Correction: That isn't actually the case here, since apparently the reroll limit is supposed to be applied to the entire pool, not to each individual die as I originally interpreted it. I've included a second program implementing the corrected mechanic in an addendum below, but I'll present my original answer here for educational value first.

This allows us to first calculate the probability distribution of successes for a single die of each size, and save it as an AnyDice "custom die". We can then add together any combination of these custom dice to get the distribution of successes for any dice pool.

So, let's see how to actually do that. First, we need a function that will calculate the success distribution for one die. If we didn't have the explosion mechanic, this would be really easy to do — just something like:

function: roll ROLL:n target TARGET:n {
  result: ROLL >= TARGET
}

output [roll d6 target 5] named "single d6, no explosions"

The trick here is that, when you call a function expecting a numeric parameter (i.e. one marked with :n) but actually pass in a die (like d6) instead, AnyDice will automatically call your function for every possible result of rolling the die and collect the results into a new custom die.

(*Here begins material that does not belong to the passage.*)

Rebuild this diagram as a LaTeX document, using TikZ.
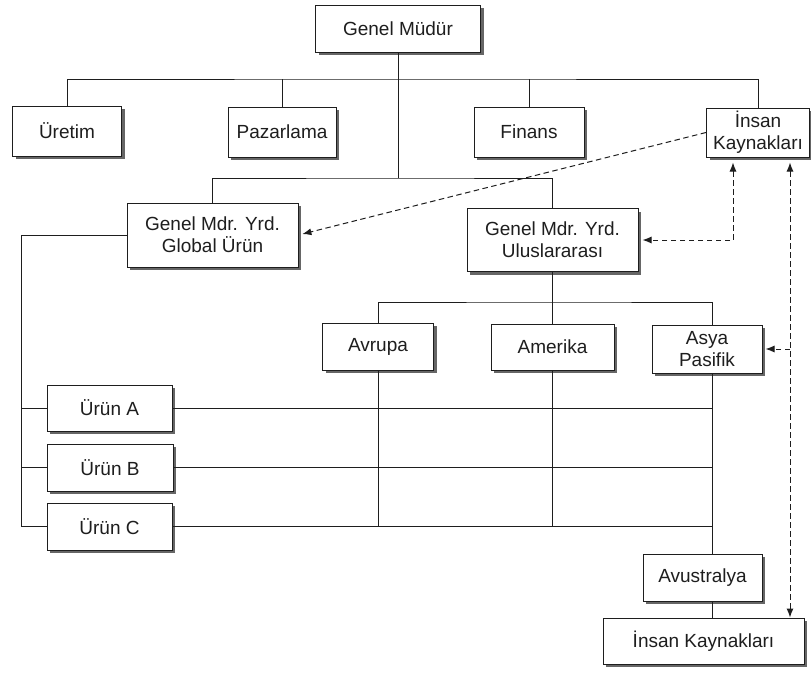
\documentclass[tikz,border=0pt]{standalone}
\usepackage{fontspec}
\setmainfont{Liberation Sans}
\usetikzlibrary{arrows.meta,shadows}

\definecolor{ink}{HTML}{1E1E1E}

\begin{document}
\begin{tikzpicture}[x=1pt,y=-1pt,
  box/.style={draw=ink, line width=1pt, fill=white, inner sep=0pt,
    align=center, text=ink, font=\fontsize{19}{22}\selectfont,
    drop shadow={shadow xshift=3pt, shadow yshift=-3pt, fill=black!60, opacity=1}},
  link/.style={draw=ink, line width=0.9pt},
  hr/.style={draw=ink, line width=1pt, dash pattern=on 5.5pt off 3.5pt,
    -{Latex[length=9pt,width=7pt]}},
  hrboth/.style={hr, {Latex[length=9pt,width=7pt]}-{Latex[length=9pt,width=7pt]}}
]
\fill[white] (0,0) rectangle (811,673);
\useasboundingbox (0,0) rectangle (811,673);

% top management
\node[box, minimum width=165pt, minimum height=47pt] (gm) at (398,28.5) {Genel Müdür};

% functional departments
\node[box, minimum width=109pt, minimum height=50pt] (uretim) at (67,131) {Üretim};
\node[box, minimum width=108pt, minimum height=50pt] (pazar) at (282,132) {Pazarlama};
\node[box, minimum width=110pt, minimum height=50pt] (finans) at (529,132) {Finans};
\node[box, minimum width=103pt, minimum height=49pt] (ik1) at (758,132.5) {İnsan\\Kaynakları};

% deputy general managers
\node[box, minimum width=171pt, minimum height=64pt] (global) at (212.5,235) {Genel Mdr. Yrd.\\Global Ürün};
\node[box, minimum width=171pt, minimum height=63pt] (ulus) at (552.5,240) {Genel Mdr. Yrd.\\Uluslararası};

% regions
\node[box, minimum width=111pt, minimum height=47pt] (avrupa) at (378,346.5) {Avrupa};
\node[box, minimum width=123pt, minimum height=46pt] (amerika) at (552.5,347) {Amerika};
\node[box, minimum width=110pt, minimum height=48pt] (asya) at (707,349) {Asya\\Pasifik};

% products
\node[box, minimum width=125pt, minimum height=46pt] (urunA) at (109.5,408) {Ürün A};
\node[box, minimum width=126pt, minimum height=47pt] (urunB) at (110,467.5) {Ürün B};
\node[box, minimum width=125pt, minimum height=47pt] (urunC) at (109.5,526.5) {Ürün C};

% Australia and its HR unit
\node[box, minimum width=119pt, minimum height=47pt] (avust) at (702.5,577.5) {Avustralya};
\node[box, minimum width=201pt, minimum height=46pt] (ik2) at (703.5,641) {İnsan Kaynakları};

% bus lines and spines
\coordinate (b1) at (398,79);
\coordinate (b2) at (398,178);
\coordinate (b3) at (552.5,302);
\coordinate (ls) at (21,0);
\coordinate (sp) at (712,0);
\coordinate (h1) at (733,0);
\coordinate (h2) at (790,0);

% solid reporting lines
\draw[link] (gm.south) -- (b2);
\draw[link] (uretim.north) |- (b1) -| (ik1.north);
\draw[link] (pazar.north) -- (pazar.north |- b1);
\draw[link] (finans.north) -- (finans.north |- b1);
\draw[link] (global.north) |- (b2) -| (ulus.north);
\draw[link] (ulus.south) -- (b3);
\draw[link] (avrupa.north) |- (b3) -| (asya.north -| sp);
\draw[link] (amerika.north) -- (amerika.north |- b3);

\draw[link] (global.west) -| (ls |- urunC.west) -- (urunC.west);
\draw[link] (urunA.west) -- (urunA.west -| ls);
\draw[link] (urunB.west) -- (urunB.west -| ls);

\draw[link] (urunA.east) -- (urunA.east -| sp);
\draw[link] (urunB.east) -- (urunB.east -| sp);
\draw[link] (urunC.east) -- (urunC.east -| sp);
\draw[link] (avrupa.south) -- (avrupa.south |- urunC.east);
\draw[link] (amerika.south) -- (amerika.south |- urunC.east);
\draw[link] (asya.south -| sp) -- (avust.north -| sp);
\draw[link] (avust.south -| sp) -- (ik2.north -| sp);

% dashed HR coordination lines
\draw[hr, shorten >=4pt] (ik1.west) -- (global.east);
\draw[hrboth, shorten <=5pt, shorten >=4pt] (ik1.south -| h1) |- (ulus.east);
\draw[hrboth, shorten <=5pt] (ik1.south -| h2) -- (ik2.north -| h2);
\draw[hr, shorten >=3pt] (h2 |- asya.east) -- (asya.east);
\end{tikzpicture}
\end{document}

Actually, for the simple example above we could've just done output d6 >= 5 and skipped the function entirely. But we're going to need a function to implement the explosion mechanic anyway. The new trick there is that we can have the function call itself recursively when an explosion occurs, e.g. like this:

function: roll ROLL:n target TARGET:n explode MAX:n limit LIMIT:n { 
  if ROLL = MAX & LIMIT > 0 {
    result: (ROLL >= TARGET) + [roll dMAX target TARGET explode MAX limit LIMIT-1]
  } else {
    result: (ROLL >= TARGET)
  }
}

output [roll d6 target 5 explode 6 limit 3] named "single d6, max 3 explosions"

Note how I'm reducing the LIMIT parameter by one for every nested function call, thus ensuring that the rerolls will stop when the limit goes down to 0. Also note that I'm using the MAX parameter for two different purposes: both to specify the roll on which a reroll should happen and to define the size of the die used for the reroll. I could've used separate parameters for those, but that would've made the function call even more verbose.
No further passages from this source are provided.